First Primal-Dual VFL Unlearning Method: FedORA is the first approach to apply primal-dual optimization specifically for sample and label unlearning in VFL, providing a mathematically rigorous framework.
Novel Loss Function: Introduction of an uncertainty-based loss that avoids the instability of gradient ascent by promoting uniform prediction distributions rather than misclassification.
Theoretical Guarantees: The authors prove that the difference between the FedORA model and a "Train-from-scratch" model is bounded.

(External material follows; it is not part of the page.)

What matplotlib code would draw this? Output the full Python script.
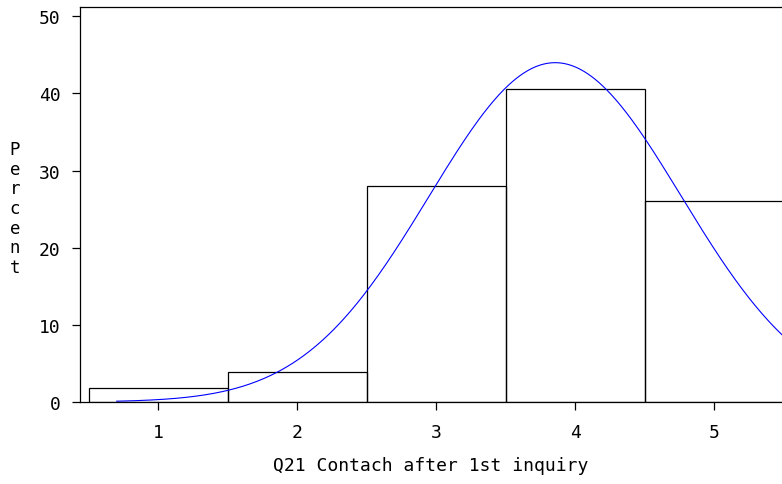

This provides a theoretical certification that FedORA achieves unlearning effectiveness comparable to retraining.
Efficiency Innovations: The combination of adaptive step sizes and asymmetric batching reduces computational costs while maintaining model stability.

4. Experimental Results

The authors evaluated FedORA on tabular (Income) and image datasets (MedMNIST, CIFAR-10/100, Tiny-ImageNet) under various unlearning scenarios.

Utility Preservation: FedORA achieves test accuracy on remaining data comparable to Retrain (the gold standard), significantly outperforming Gradient Ascent (GA), ICO, and CVFU, especially on complex datasets.
Unlearning Effectiveness:
- FedORA achieves lower accuracy on unlearning data (better forgetting) than Retrain in many scenarios.
- Membership Inference Attacks (MIA): FedORA reduces the attack success rate (ASR) to near 50% (random guessing), indicating the model cannot distinguish unlearned samples from unseen data.
- Backdoor Attacks: FedORA effectively removes backdoor triggers, with ASR dropping to near 0%.
Efficiency:
- Runtime: FedORA is significantly faster than Retrain and comparable to or faster than other approximate methods (like GA) while offering better stability.
- Scalability: The asymmetric batch design allows FedORA to process only a fraction (e.g., 5-25%) of the remaining data, achieving a 4.5x speedup compared to processing the full dataset, with negligible loss in utility.
Robustness: The method remains effective under non-IID data distributions and when combined with Differential Privacy (Gaussian noise injection).

5. Significance

Regulatory Compliance: FedORA provides a practical solution for the "Right to be Forgotten" (GDPR) in complex VFL architectures where data is siloed across parties.
Theoretical Certification: By bounding the difference between unlearning and retraining, FedORA moves beyond heuristic approaches, offering mathematical guarantees of unlearning effectiveness.
Scalability: The asymmetric batch strategy makes unlearning feasible for large-scale VFL systems where retraining is impossible due to resource constraints.
Stability: The shift from gradient ascent to uncertainty-based optimization solves the common issue of model collapse or excessive forgetting in unlearning tasks.

In conclusion, FedORA represents a significant advancement in federated learning privacy, offering a theoretically grounded, efficient, and robust method to remove data influence in vertical federated settings without compromising model utility.